The International Monetary Fund (IMF) has expressed concerns over Pakistan’s ability to repay its external debt, highlighting it as “fragile”. According to the IMF, Pakistan’s external financing requirements are projected to reach USD 62.6 billion over the next three years under the Extended Fund Facility (EFF) program. This amount is expected to increase to USD 110.5 billion over a five-year period, from 2024-2025 to 2028-2029. Pakistan’s external funding needs are estimated to be USD 18.813 billion for the current fiscal year, with numbers increasing to USD 20.088 billion in 2025-2026 and USD 23.714 billion in 2026-2027. Even after the EFF program concludes, finance demands will continue to be high, with USD 24.625 billion required in 2027-2028 and USD 23.235 billion in 2028-2029. This has raised concerns about Pakistan’s ability to secure additional loans from foreign financial institutions.

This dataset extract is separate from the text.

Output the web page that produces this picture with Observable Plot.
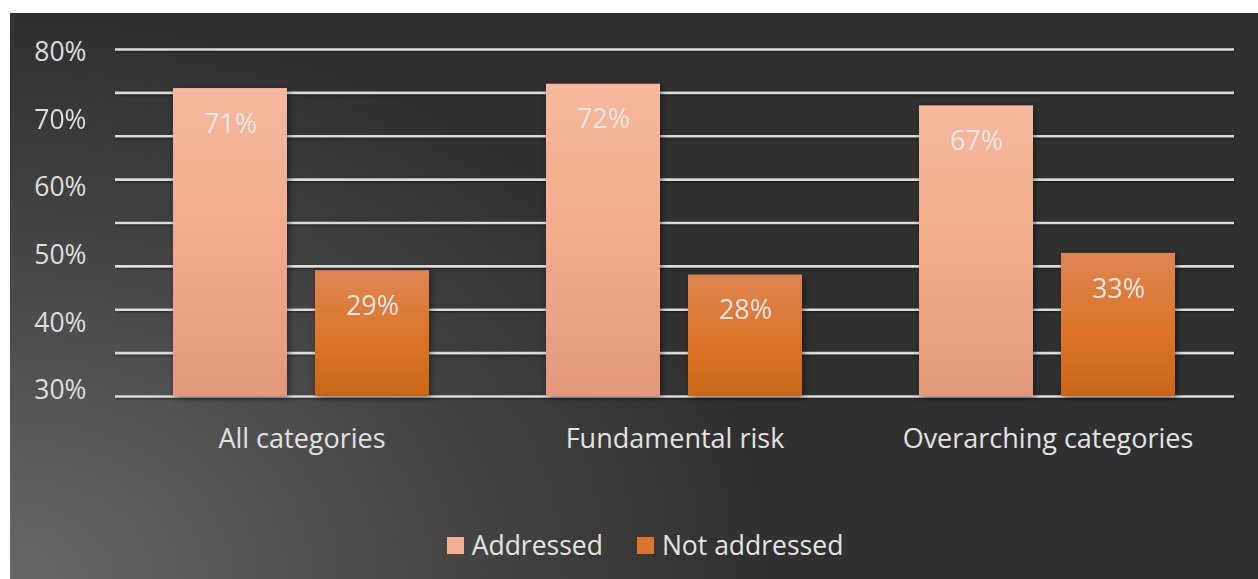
<!DOCTYPE html>
<html>
<head>
<meta charset="utf-8">
<script src="https://cdn.jsdelivr.net/npm/d3@7"></script>
<script src="https://cdn.jsdelivr.net/npm/@observablehq/plot@0.6"></script>
<style>
  html, body { margin: 0; padding: 0; background: #ffffff; overflow: hidden; }
  #panel {
    position: absolute; left: 10px; top: 13px; width: 1248px; height: 566px;
    background: radial-gradient(ellipse 760px 560px at 0% 100%, #676767 0%, #535353 35%, #3c3c3c 75%, #303030 100%);
    font-family: "Open Sans", sans-serif;
  }
  #chart svg { display: block; }
  #legend {
    position: absolute; left: 0; width: 1248px; top: 516px; height: 32px;
    display: flex; justify-content: center; align-items: center; gap: 34px;
    padding-left: 22px; box-sizing: border-box;
    font-size: 26.5px; color: #e4e4e4; line-height: 32px;
  }
  .item { display: flex; align-items: center; gap: 8px; }
  .sw { width: 17px; height: 17px; display: inline-block; }
</style>
</head>
<body>
<div id="panel">
  <div id="chart"></div>
  <div id="legend"></div>
</div>
<script>
// ---- data ----
const categories = ["All categories", "Fundamental risk", "Overarching categories"];
const seriesNames = ["Addressed", "Not addressed"];
const addressed = [71, 72, 67];
const notAddressed = [29, 28, 33];
const yTickLabels = ["30%", "40%", "50%", "60%", "70%", "80%"];
const gridValues = [0, 10, 20, 30, 40, 50, 60, 70, 80];

// ---- table ----
const rows = [];
categories.forEach((c, i) => {
  rows.push({category: c, series: seriesNames[0], value: addressed[i]});
  rows.push({category: c, series: seriesNames[1], value: notAddressed[i]});
});

// the original axis labels are spread evenly along the axis (not at grid lines)
const yTicks = yTickLabels.map((label, i) => ({label, pos: 1.3 + i * 15.6}));
const labelAt = new Map(yTicks.map(d => [d.pos, d.label]));

const gradIds = {"Addressed": "gradA", "Not addressed": "gradN"};

const plot = Plot.plot({
  width: 1248,
  height: 470,
  marginLeft: 104,
  marginRight: 23,
  marginTop: 36,
  marginBottom: 87,
  style: {background: "transparent", color: "#dedede", fontFamily: "Open Sans, sans-serif", overflow: "visible"},
  fx: {domain: categories, padding: 0, axis: null, label: null},
  x: {domain: seriesNames, paddingInner: 0.196, paddingOuter: 0.405, axis: null, label: null},
  y: {domain: [0, 80], axis: null, label: null},
  color: {domain: seriesNames, range: seriesNames.map(s => `url(#${gradIds[s]})`)},
  marks: [
    Plot.ruleY(gridValues, {stroke: "#dcdcdc", strokeWidth: 2.6}),
    Plot.barY(rows, {fx: "category", x: "series", y: "value", fill: "series"}),
    Plot.text(rows, {
      fx: "category", x: "series", y: "value",
      text: d => d.value + "%", lineAnchor: "top", dy: 25,
      fill: "#e8e8e8", fontSize: 27
    }),
    Plot.axisY(yTicks.map(d => d.pos), {
      tickSize: 0, tickPadding: 29, fontSize: 26.5, label: null,
      tickFormat: d => labelAt.get(d), fill: "#dedede"
    }),
    Plot.axisFx({anchor: "bottom", tickSize: 0, tickPadding: 32, fontSize: 27, fill: "#e2e2e2", label: null})
  ]
});

// gradients for the bars
const svg = d3.select(plot);
const defs = svg.insert("defs", ":first-child");
const stops = {
  gradA: [["0%", "#f5b99e"], ["50%", "#f2aa8b"], ["100%", "#e3987c"]],
  gradN: [["0%", "#dd8553"], ["55%", "#db7427"], ["100%", "#cb6619"]]
};
for (const [id, s] of Object.entries(stops)) {
  const g = defs.append("linearGradient").attr("id", id).attr("x1", 0).attr("y1", 0).attr("x2", 0).attr("y2", 1);
  s.forEach(([o, c]) => g.append("stop").attr("offset", o).attr("stop-color", c));
}
svg.selectAll('g[aria-label="bar"]').style("filter", "drop-shadow(2px 2px 3px rgba(0,0,0,0.45))");
svg.selectAll('g[aria-label="rule"]').style("filter", "drop-shadow(1px 1px 1px rgba(0,0,0,0.5))");

document.getElementById("chart").appendChild(plot);

// legend
const swatchColors = {"Addressed": "#f3b194", "Not addressed": "#d9752c"};
const legend = d3.select("#legend");
seriesNames.forEach(s => {
  const item = legend.append("div").attr("class", "item");
  item.append("span").attr("class", "sw").style("background", swatchColors[s]);
  item.append("span").text(s);
});
</script>
</body>
</html>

The IMF issued a warning, stating that Pakistan’s ability to repay debts is exposed to “major risks” and greatly depends on the implementation of policies and timely external financing. With the purchases related to the request, the Fund’s exposure would reach Special Drawing Rights (SDR) 6,816 million (336 per cent of quota) by September 2024. The IMF highlighted “exceptionally high risks” stemming from high public debt and gross financing needs, low gross reserves, and sociopolitical factors that could jeopardise policy implementation, erode repayment capacity, and threaten debt sustainability. Restoring fiscal and external viability is crucial to ensure Pakistan’s capacity to repay the IMF, contingent upon strong and sustained policy implementation, fiscal consolidation, external asset accumulation, and decisive reforms promoting stronger and more resilient economic development.
In response to these challenges, on September 25, the Executive Board of the IMF approved Pakistan’s 37-month Extended Fund Facility (EFF) agreement valued at approximately USD 7 billion. This agreement is aimed at providing financial support to Pakistan to address its economic challenges and improve its debt sustainability. The EFF program will help Pakistan to implement necessary reforms to strengthen its economy, enhance policy implementation, restore fiscal and external viability, and improve its capacity to repay debts, thus mitigating the risks highlighted by the IMF.
It is essential for Pakistan to focus on implementing the IMF-supported reforms and policies to overcome its debt burden and ensure sustainable economic growth. Strong and sustained policy implementation, fiscal consolidation, external asset accumulation, and decisive reforms are crucial for Pakistan to enhance its debt repayment capacity and achieve long-term economic stability. By adhering to the conditions of the EFF program and working towards improving its economic fundamentals, Pakistan can address the concerns raised by the IMF and secure its financial future. This will require a concerted effort from the government and policymakers to implement effective reforms and policies aimed at strengthening the economy and ensuring debt sustainability.